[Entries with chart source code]
------------------------------

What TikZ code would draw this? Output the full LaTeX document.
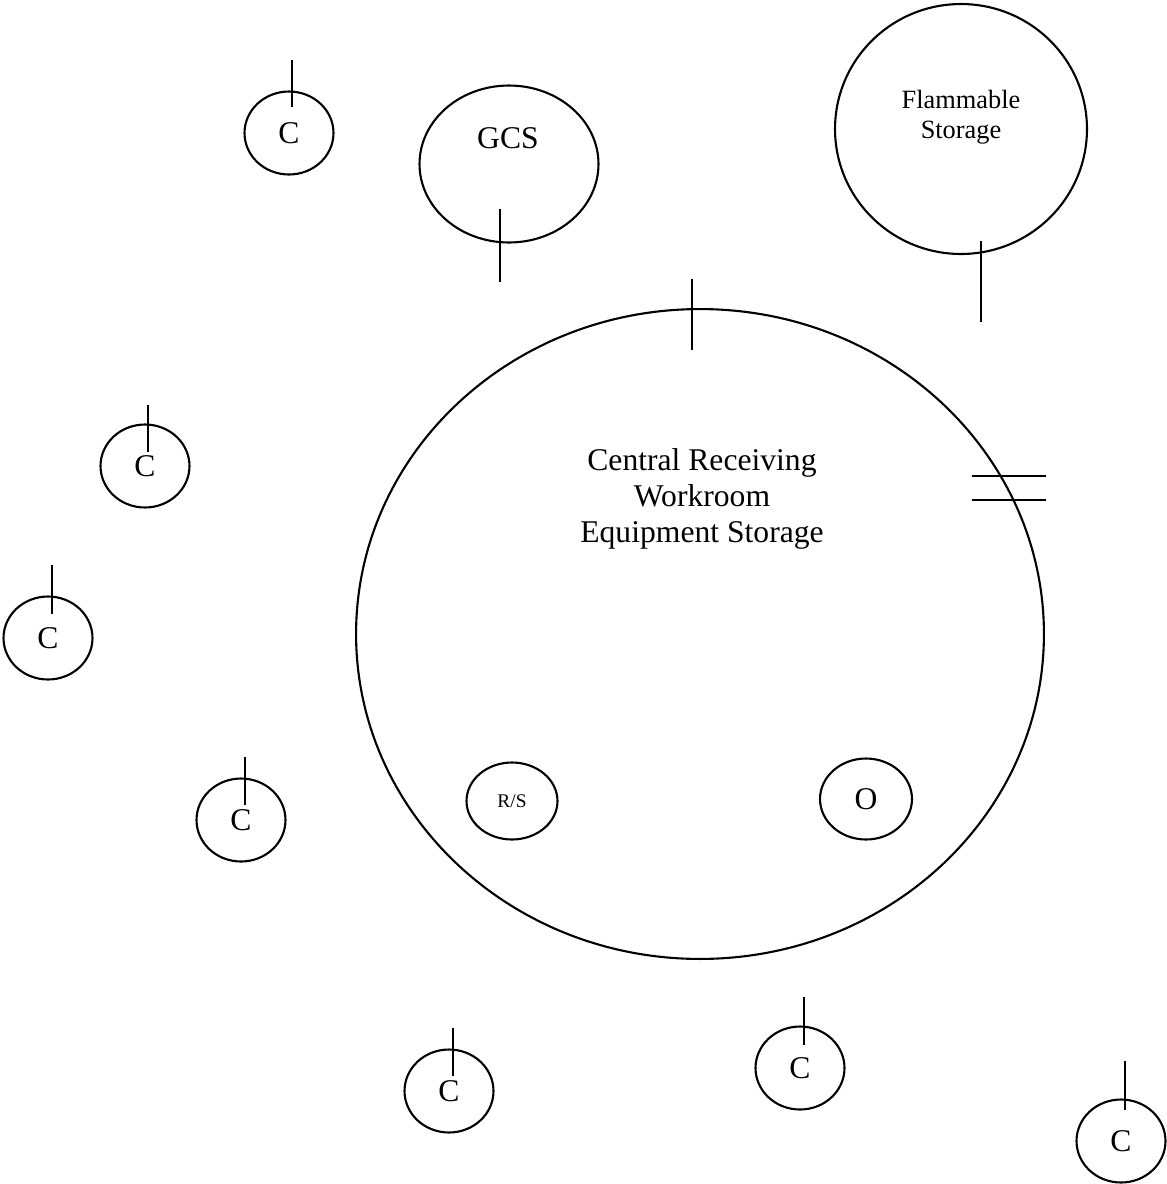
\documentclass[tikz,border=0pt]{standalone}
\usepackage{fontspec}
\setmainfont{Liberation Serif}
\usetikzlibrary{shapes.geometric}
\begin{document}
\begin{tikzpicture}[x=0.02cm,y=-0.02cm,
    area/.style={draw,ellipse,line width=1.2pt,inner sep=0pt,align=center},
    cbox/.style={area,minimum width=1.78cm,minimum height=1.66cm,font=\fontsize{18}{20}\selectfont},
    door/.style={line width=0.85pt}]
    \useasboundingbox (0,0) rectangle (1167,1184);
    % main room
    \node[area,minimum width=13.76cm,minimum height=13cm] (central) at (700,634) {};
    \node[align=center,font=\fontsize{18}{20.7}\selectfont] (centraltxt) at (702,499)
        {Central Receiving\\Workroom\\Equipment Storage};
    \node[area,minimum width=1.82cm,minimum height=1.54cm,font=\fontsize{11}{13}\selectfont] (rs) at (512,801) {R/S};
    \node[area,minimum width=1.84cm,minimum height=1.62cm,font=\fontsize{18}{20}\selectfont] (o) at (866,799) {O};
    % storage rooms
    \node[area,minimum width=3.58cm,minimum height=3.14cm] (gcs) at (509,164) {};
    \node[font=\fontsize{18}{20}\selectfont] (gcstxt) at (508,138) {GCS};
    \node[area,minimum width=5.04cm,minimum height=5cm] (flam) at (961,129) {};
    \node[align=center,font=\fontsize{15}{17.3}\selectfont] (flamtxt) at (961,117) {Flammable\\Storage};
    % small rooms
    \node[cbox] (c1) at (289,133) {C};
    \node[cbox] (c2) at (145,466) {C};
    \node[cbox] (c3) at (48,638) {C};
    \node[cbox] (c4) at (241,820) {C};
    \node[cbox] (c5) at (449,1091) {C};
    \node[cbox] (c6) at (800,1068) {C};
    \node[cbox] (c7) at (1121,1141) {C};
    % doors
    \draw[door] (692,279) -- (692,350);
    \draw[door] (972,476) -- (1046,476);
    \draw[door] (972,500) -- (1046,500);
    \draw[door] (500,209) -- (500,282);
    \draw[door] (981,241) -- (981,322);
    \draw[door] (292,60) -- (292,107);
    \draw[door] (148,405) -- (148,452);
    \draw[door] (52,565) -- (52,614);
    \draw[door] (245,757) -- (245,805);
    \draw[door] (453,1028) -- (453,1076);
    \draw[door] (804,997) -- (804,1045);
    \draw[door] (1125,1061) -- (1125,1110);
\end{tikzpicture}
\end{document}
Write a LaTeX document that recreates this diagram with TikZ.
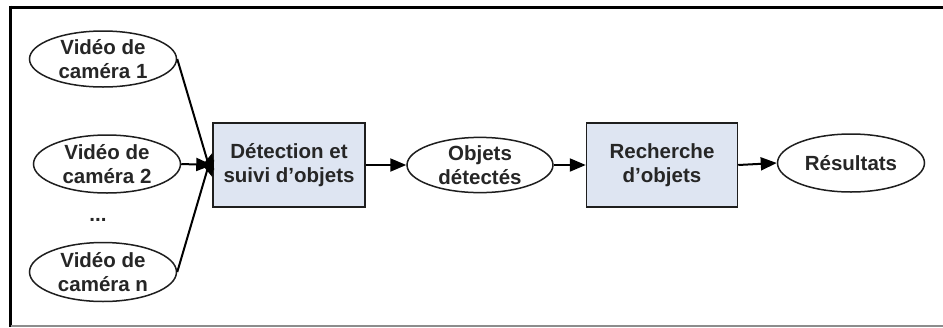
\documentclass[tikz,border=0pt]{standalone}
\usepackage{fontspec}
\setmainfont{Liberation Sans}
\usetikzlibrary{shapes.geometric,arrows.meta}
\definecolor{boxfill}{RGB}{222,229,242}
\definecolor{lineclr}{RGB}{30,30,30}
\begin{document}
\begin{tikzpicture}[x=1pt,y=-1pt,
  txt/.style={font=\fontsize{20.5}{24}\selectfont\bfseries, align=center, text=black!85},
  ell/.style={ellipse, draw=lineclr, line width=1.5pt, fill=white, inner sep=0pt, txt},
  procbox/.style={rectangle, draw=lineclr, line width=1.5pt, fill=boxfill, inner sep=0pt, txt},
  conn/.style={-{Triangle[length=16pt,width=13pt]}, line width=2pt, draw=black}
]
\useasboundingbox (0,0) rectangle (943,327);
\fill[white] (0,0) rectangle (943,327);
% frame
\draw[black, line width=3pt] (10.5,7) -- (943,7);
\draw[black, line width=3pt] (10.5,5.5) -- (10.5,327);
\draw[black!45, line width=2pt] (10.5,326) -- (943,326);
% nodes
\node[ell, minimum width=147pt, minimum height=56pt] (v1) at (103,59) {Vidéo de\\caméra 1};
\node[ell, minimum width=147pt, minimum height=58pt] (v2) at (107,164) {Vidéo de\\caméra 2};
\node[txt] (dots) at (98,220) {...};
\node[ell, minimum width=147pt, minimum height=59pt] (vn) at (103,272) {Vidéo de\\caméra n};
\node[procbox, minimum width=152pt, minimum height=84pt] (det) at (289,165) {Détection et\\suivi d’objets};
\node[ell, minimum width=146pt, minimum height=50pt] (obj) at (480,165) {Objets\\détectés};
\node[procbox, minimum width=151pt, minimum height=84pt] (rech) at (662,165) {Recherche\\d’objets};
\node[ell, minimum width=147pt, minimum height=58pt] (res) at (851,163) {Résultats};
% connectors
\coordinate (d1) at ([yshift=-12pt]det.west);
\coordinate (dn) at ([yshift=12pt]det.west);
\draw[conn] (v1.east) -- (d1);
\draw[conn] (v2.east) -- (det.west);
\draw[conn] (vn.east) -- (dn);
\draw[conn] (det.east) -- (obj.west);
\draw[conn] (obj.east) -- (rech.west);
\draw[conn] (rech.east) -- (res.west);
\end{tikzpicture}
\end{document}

------------------------------

Count how many lines above carry the word "this". Only the number is required.

§ **Expected answer**
2